Market orders and limit orders can both trigger stop-losses, ensuring you don’t get stuck holding losing positions.

The Ultimate Guide to Investing in a Bear Market

Basic Principles

Only invest what you can afford to lose: The crypto market is highly unpredictable. Even if you do thorough research, setbacks can happen. Beginners should start small, observe the market, and familiarize themselves with trading interfaces.

Maintain continuous learning: Follow news, study trends, read community discussions. Watch the moves of professional traders and big players. But the key is—make your own judgments, build intuition based on data.

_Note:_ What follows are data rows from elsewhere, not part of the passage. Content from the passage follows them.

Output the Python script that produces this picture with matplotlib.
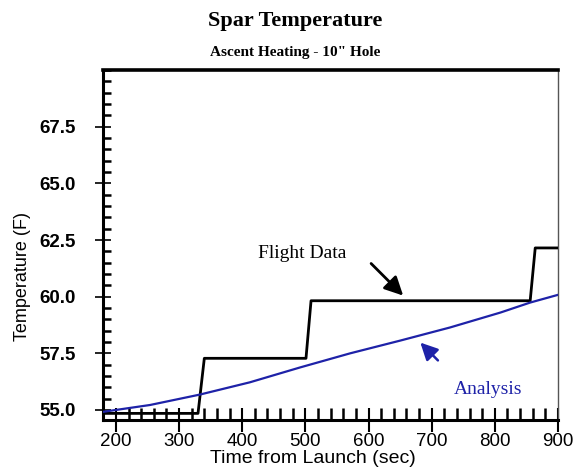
import matplotlib
matplotlib.use('Agg')
import matplotlib.pyplot as plt
from matplotlib.ticker import MultipleLocator

# flight data (step trace)
flight_t = [180, 330, 340, 501, 509, 856, 864, 900]
flight_T = [54.85, 54.85, 57.28, 57.28, 59.82, 59.82, 62.15, 62.15]

# analysis curve
anal_t = [180, 185, 254, 333, 412, 492, 571, 650, 729, 809, 856, 900]
anal_T = [54.92, 54.94, 55.22, 55.68, 56.22, 56.88, 57.50, 58.06, 58.64, 59.30, 59.74, 60.08]

xticks = [200, 300, 400, 500, 600, 700, 800, 900]
yticks = [55.0, 57.5, 60.0, 62.5, 65.0, 67.5]

BLUE = '#1e22a8'
serif = 'Liberation Serif'
sans = 'Liberation Sans'

fig = plt.figure(figsize=(5.77, 4.70), dpi=100)
fig.patch.set_facecolor('white')
ax = fig.add_axes([0.179, 0.106, 0.788, 0.745])

ax.plot(flight_t, flight_T, color='black', lw=2.0, zorder=3)
ax.plot(anal_t, anal_T, color=BLUE, lw=1.6, zorder=4)

ax.set_xlim(180, 900)
ax.set_ylim(54.55, 70.0)

ax.set_xticks(xticks)
ax.set_yticks(yticks)
ax.set_xticklabels([str(v) for v in xticks], fontfamily=sans, fontsize=13.5)
ax.set_yticklabels([f'{v:.1f}' for v in yticks], fontfamily=sans,
                   fontsize=13.5, fontweight='bold')
ax.xaxis.set_minor_locator(MultipleLocator(20))
ax.yaxis.set_minor_locator(MultipleLocator(0.5))

ax.tick_params(axis='x', which='major', direction='inout', length=17,
               width=1.5, pad=1)
ax.tick_params(axis='x', which='minor', direction='in', length=9, width=1.8)
ax.tick_params(axis='y', which='major', direction='inout', length=12,
               width=1.2, pad=14)
ax.tick_params(axis='y', which='minor', direction='in', length=6, width=1.8)

for s in ['left', 'bottom']:
    ax.spines[s].set_linewidth(2.2)
ax.spines['top'].set_linewidth(2.6)
ax.spines['right'].set_linewidth(1.0)
ax.spines['right'].set_color('#555555')

ax.set_xlabel('Time from Launch (sec)', fontfamily=sans, fontsize=14)
ax.xaxis.set_label_coords(0.46, -0.086)
ax.set_ylabel('Temperature (F)', fontfamily=sans, fontsize=13)
ax.yaxis.set_label_coords(-0.158, 0.41)

ax.text(495, 61.9, 'Flight Data', fontfamily=serif, fontsize=14,
        ha='center', va='center')
ax.annotate('', xy=(658, 59.96), xytext=(601, 61.55),
            arrowprops=dict(arrowstyle='-|>', color='black', lw=2,
                            mutation_scale=28))
ax.text(790, 55.91, 'Analysis', fontfamily=serif, fontsize=14,
        color=BLUE, ha='center', va='center')
ax.annotate('', xy=(679, 58.06), xytext=(713, 57.1),
            arrowprops=dict(arrowstyle='-|>', color=BLUE, lw=1.8,
                            mutation_scale=26))

fig.text(0.511, 0.956, 'Spar Temperature', fontfamily=serif, fontsize=16,
         fontweight='bold', ha='center', va='center')
fig.text(0.511, 0.889, 'Ascent Heating - 10" Hole', fontfamily=serif,
         fontsize=11, fontweight='bold', ha='center', va='center')

fig.savefig('out.png', dpi=100, facecolor='white')
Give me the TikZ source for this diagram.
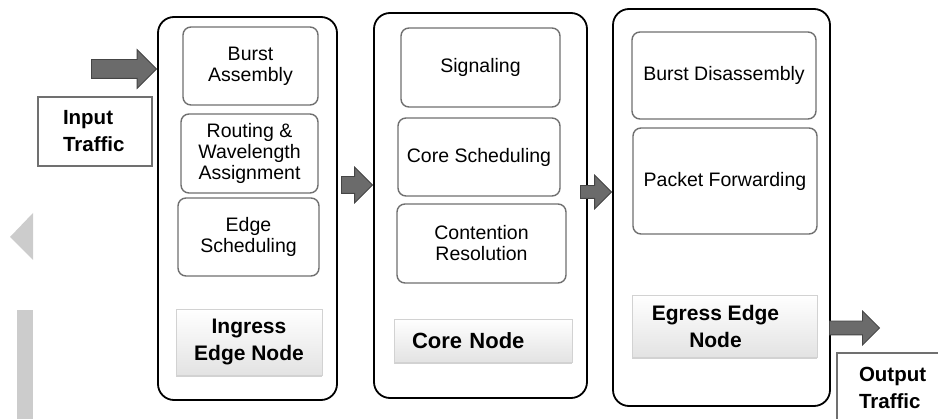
\documentclass[tikz,border=0pt]{standalone}
\usepackage{fontspec}
\setmainfont{Liberation Sans}
\usepackage{xcolor}
\usetikzlibrary{positioning,shapes.arrows,shadows}
\definecolor{arrowfill}{HTML}{6B6B6B}
\definecolor{arrowline}{HTML}{454545}
\definecolor{boxline}{HTML}{707070}
\definecolor{sidegray}{HTML}{CCCCCC}
\tikzset{outer box/.style={draw=black,line width=1.8pt,rounded corners=16pt,fill=white},
  inner box/.style={draw=boxline,line width=1.4pt,rounded corners=8pt,align=center,font=\fontsize{19.5}{21}\selectfont},
  label box/.style={draw=gray!35,line width=0.6pt,top color=white,bottom color=gray!22,drop shadow={shadow xshift=0pt,shadow yshift=-2.5pt,opacity=0.35},font=\bfseries\fontsize{21}{27}\selectfont},
  traffic box/.style={draw=boxline,line width=1.2pt,fill=white,font=\bfseries\fontsize{20.5}{27}\selectfont,align=left},
  fat arrow/.style={single arrow,draw=arrowline,fill=arrowfill,line width=0.8pt,inner xsep=0pt,anchor=tip},
}

\begin{document}
\begin{tikzpicture}[x=1pt,y=-1pt]
    \useasboundingbox (0,0) rectangle (938,419);
    % grey marks on the left
    \fill[sidegray] (10,237) -- (33,213) -- (33,260) -- cycle;
    \fill[sidegray] (17,310) rectangle (33,419);

    % ingress
    \node[outer box,minimum width=179pt,minimum height=383pt] (ingress) at (247.5,208.5) {};
    \node[inner box,minimum width=135pt,minimum height=78pt] (assembly) at (250.5,66) {Burst\\Assembly};
    \node[inner box,minimum width=137pt,minimum height=79pt] (routing) at (249.5,153.5) {Routing \&\\Wavelength\\Assignment};
    \node[inner box,minimum width=141pt,minimum height=78pt] (edgesched) at (248.5,237) {Edge\\Scheduling};
    \node[label box,minimum width=146pt,minimum height=66pt,align=center] (ingresslbl) at (249,342) {Ingress\\Edge Node};

    \node[traffic box,minimum width=114pt,minimum height=69pt,text width=64pt] (input) at (95,131.5) {Input\\Traffic};
    \node[fat arrow,inner ysep=9pt,minimum width=38pt,single arrow head extend=10pt,minimum height=65pt] (inarrow) at (ingress.west |- 0,69) {};

    % core
    \node[outer box,minimum width=213pt,minimum height=385pt] (core) at (480.5,205.5) {};
    \node[inner box,minimum width=159pt,minimum height=79pt] (signaling) at (480.5,67.5) {Signaling};
    \node[inner box,minimum width=162pt,minimum height=78pt] (coresched) at (479,157) {Core Scheduling};
    \node[inner box,minimum width=169pt,minimum height=79pt] (contention) at (481.5,243.5) {Contention\\Resolution};
    \node[label box,minimum width=178pt,minimum height=43pt,text width=142pt,align=left,font=\bfseries\fontsize{22}{27}\selectfont] (corelbl) at (483,340.5) {Core Node};

    \node[fat arrow,inner ysep=8pt,minimum width=35pt,single arrow head extend=9.5pt,minimum height=31pt] (arrow1) at (core.west |- 0,185) {};

    % egress
    \node[outer box,minimum width=217pt,minimum height=397pt] (egress) at (721.5,207.5) {};
    \node[inner box,minimum width=184pt,minimum height=87pt] (disassembly) at (724,75.5) {Burst Disassembly};
    \node[inner box,minimum width=184pt,minimum height=106pt] (forwarding) at (725,181) {Packet Forwarding};
    \node[label box,minimum width=185pt,minimum height=62pt,align=center] (egresslbl) at (724.5,326) {\hspace*{-18pt}Egress Edge\\\hspace*{-18pt}Node};

    \node[fat arrow,inner ysep=6pt,minimum width=33pt,single arrow head extend=10.5pt,minimum height=31pt] (arrow2) at (egress.west |- 0,192) {};
    \node[fat arrow,inner ysep=6.5pt,minimum width=33pt,single arrow head extend=10pt,minimum height=50pt] (outarrow) at (880,328) {};

    \node[traffic box,minimum width=116pt,minimum height=70pt,text width=72pt] (output) at (895,388) {Output\\Traffic};
\end{tikzpicture}
\end{document}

Also, stay aware of regulatory developments to ensure compliance.

Deep due diligence is essential: Study whitepapers, tokenomics, team backgrounds, and past projects. Understanding each project’s vision is crucial. Don’t invest just because of hype or sympathy—demand clear goals and roadmaps.

Securely store your assets: Choose what you believe is the safest storage method. Cold wallets (offline hardware storage) offer better security, typically using devices similar to USB drives. Hot wallets (online) are suitable for frequent trading. Select based on your usage habits.

Set realistic goals and understand your risk tolerance: Remember why you started investing in the first place. When social media hype shakes you, revisit your long-term objectives. Use take-profit and stop-loss orders to maintain discipline and prevent emotional decisions.

Summary: Winners in a Bear Market

For experienced investors, a bear market isn’t a disaster but an opportunity. If you respond correctly, you can not only preserve capital but also accumulate more crypto assets than expected.

Surviving a crypto bear market requires planning, discipline, and knowledge. The seven strategies outlined—ranging from HODL to stop-loss orders—form a comprehensive framework for defense and offense. The key is understanding: although a bear market can be discouraging, it teaches us the importance of risk management and creates real wealth-building opportunities for savvy investors.